Start of GIVEN DATA

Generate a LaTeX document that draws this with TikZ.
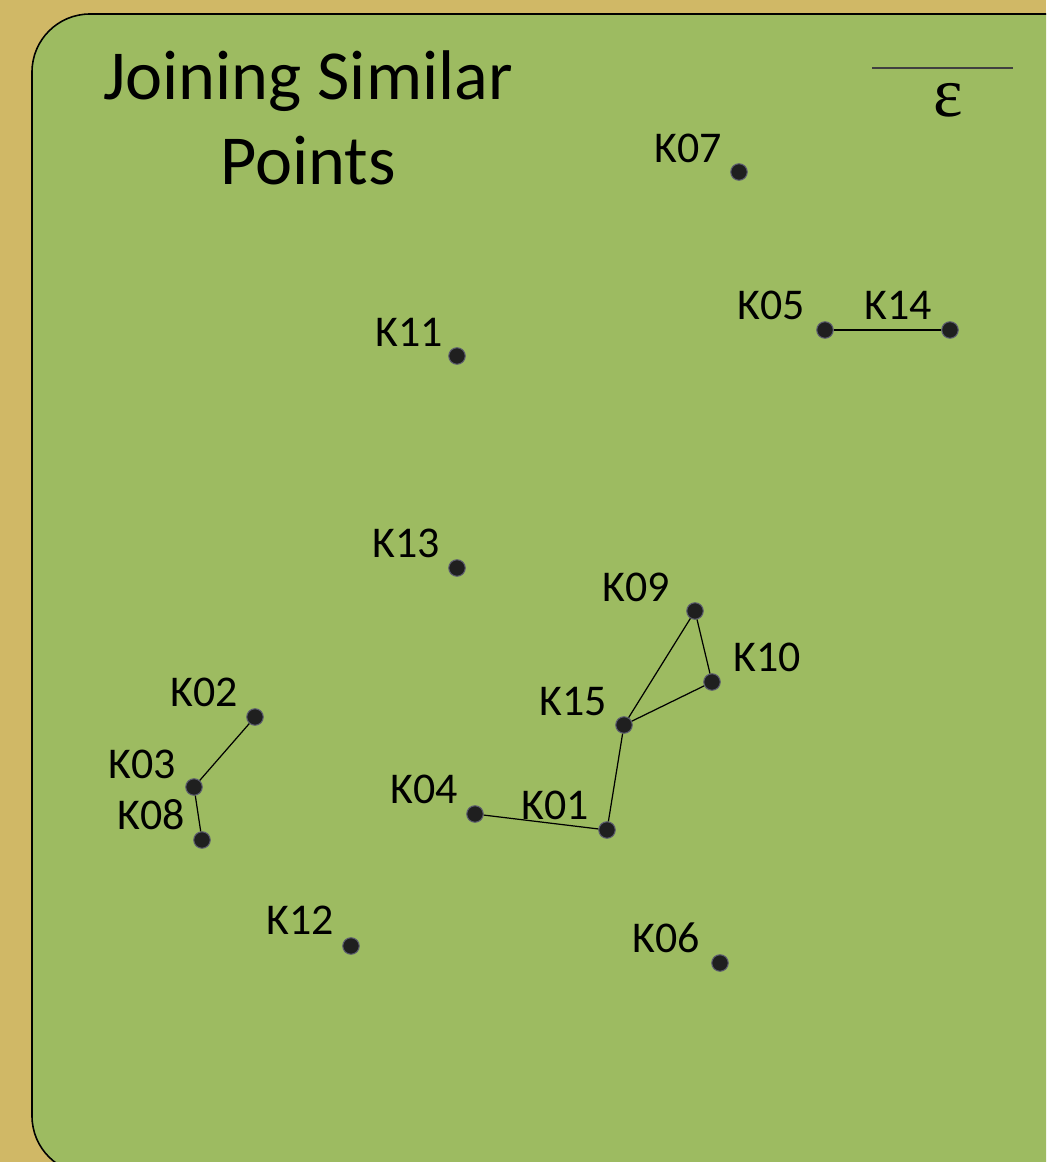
\documentclass[tikz,border=0pt]{standalone}
\usepackage{fontspec}
\setmainfont{Carlito}
\newfontfamily\greekfont{Liberation Serif}
\definecolor{sand}{HTML}{D0B866}
\definecolor{leaf}{HTML}{9DBB61}
\definecolor{dotedge}{HTML}{5A5A6E}

\begin{document}
\begin{tikzpicture}[x=0.02cm, y=-0.02cm,
    pt/.style={circle, draw=dotedge, fill=black!88, line width=0.6pt, inner sep=0pt, minimum size=0.33cm},
    lbl/.style={inner sep=0pt, font=\fontsize{25}{30}\selectfont},
    link/.style={line width=0.7pt}
]
    \path[use as bounding box, clip] (0,0) rectangle (1046,1162);
    \fill[sand] (0,0) rectangle (1046,1162);
    \draw[fill=leaf, line width=0.9pt, rounded corners=1.16cm] (32,14) rectangle (1110,1174);

    % title and epsilon
    \node[align=center, inner sep=0pt, font=\fontsize{40}{48}\selectfont] (title) at (308,118) {Joining Similar\\Points};
    \draw[line width=0.8pt, black!75] (872,68) -- (1013,68);
    \node[inner sep=0pt, font=\greekfont\fontsize{40}{44}\selectfont] (eps) at (948,100) {ε};

    % points
    \node[pt] (K01) at (607,830) {};
    \node[pt] (K02) at (255,717) {};
    \node[pt] (K03) at (194,787) {};
    \node[pt] (K04) at (475,814) {};
    \node[pt] (K05) at (825,330) {};
    \node[pt] (K06) at (720,963) {};
    \node[pt] (K07) at (739,172) {};
    \node[pt] (K08) at (202,840) {};
    \node[pt] (K09) at (695,611) {};
    \node[pt] (K10) at (712,682) {};
    \node[pt] (K11) at (457,356) {};
    \node[pt] (K12) at (351,946) {};
    \node[pt] (K13) at (457,568) {};
    \node[pt] (K14) at (950,330) {};
    \node[pt] (K15) at (624,725) {};

    % labels
    \node[lbl] (lK01) at (555,805) {K01};
    \node[lbl] (lK02) at (204,692) {K02};
    \node[lbl] (lK03) at (142,764) {K03};
    \node[lbl] (lK04) at (424,789) {K04};
    \node[lbl] (lK05) at (771,305) {K05};
    \node[lbl] (lK06) at (666,938) {K06};
    \node[lbl] (lK07) at (688,148) {K07};
    \node[lbl] (lK08) at (151,815) {K08};
    \node[lbl] (lK09) at (636,587) {K09};
    \node[lbl] (lK10) at (767,657) {K10};
    \node[lbl] (lK11) at (409,332) {K11};
    \node[lbl] (lK12) at (300,920) {K12};
    \node[lbl] (lK13) at (406,543) {K13};
    \node[lbl] (lK14) at (898,305) {K14};
    \node[lbl] (lK15) at (573,702) {K15};

    % joins
    \draw[link] (K05) -- (K14);
    \draw[link] (K02) -- (K03);
    \draw[link] (K03) -- (K08);
    \draw[link] (K04) -- (K01);
    \draw[link] (K01) -- (K15);
    \draw[link] (K15) -- (K09);
    \draw[link] (K09) -- (K10);
    \draw[link] (K10) -- (K15);
\end{tikzpicture}
\end{document}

End of GIVEN DATA

PROMPT » Write out exactly the opening lines of the data, stopping after the line that holds "(K15) at (624,725)". Exclude pictures.

SOLUTION »
Generate a LaTeX document that draws this with TikZ.
\documentclass[tikz,border=0pt]{standalone}
\usepackage{fontspec}
\setmainfont{Carlito}
\newfontfamily\greekfont{Liberation Serif}
\definecolor{sand}{HTML}{D0B866}
\definecolor{leaf}{HTML}{9DBB61}
\definecolor{dotedge}{HTML}{5A5A6E}

\begin{document}
\begin{tikzpicture}[x=0.02cm, y=-0.02cm,
    pt/.style={circle, draw=dotedge, fill=black!88, line width=0.6pt, inner sep=0pt, minimum size=0.33cm},
    lbl/.style={inner sep=0pt, font=\fontsize{25}{30}\selectfont},
    link/.style={line width=0.7pt}
]
    \path[use as bounding box, clip] (0,0) rectangle (1046,1162);
    \fill[sand] (0,0) rectangle (1046,1162);
    \draw[fill=leaf, line width=0.9pt, rounded corners=1.16cm] (32,14) rectangle (1110,1174);

    % title and epsilon
    \node[align=center, inner sep=0pt, font=\fontsize{40}{48}\selectfont] (title) at (308,118) {Joining Similar\\Points};
    \draw[line width=0.8pt, black!75] (872,68) -- (1013,68);
    \node[inner sep=0pt, font=\greekfont\fontsize{40}{44}\selectfont] (eps) at (948,100) {ε};

    % points
    \node[pt] (K01) at (607,830) {};
    \node[pt] (K02) at (255,717) {};
    \node[pt] (K03) at (194,787) {};
    \node[pt] (K04) at (475,814) {};
    \node[pt] (K05) at (825,330) {};
    \node[pt] (K06) at (720,963) {};
    \node[pt] (K07) at (739,172) {};
    \node[pt] (K08) at (202,840) {};
    \node[pt] (K09) at (695,611) {};
    \node[pt] (K10) at (712,682) {};
    \node[pt] (K11) at (457,356) {};
    \node[pt] (K12) at (351,946) {};
    \node[pt] (K13) at (457,568) {};
    \node[pt] (K14) at (950,330) {};
    \node[pt] (K15) at (624,725) {};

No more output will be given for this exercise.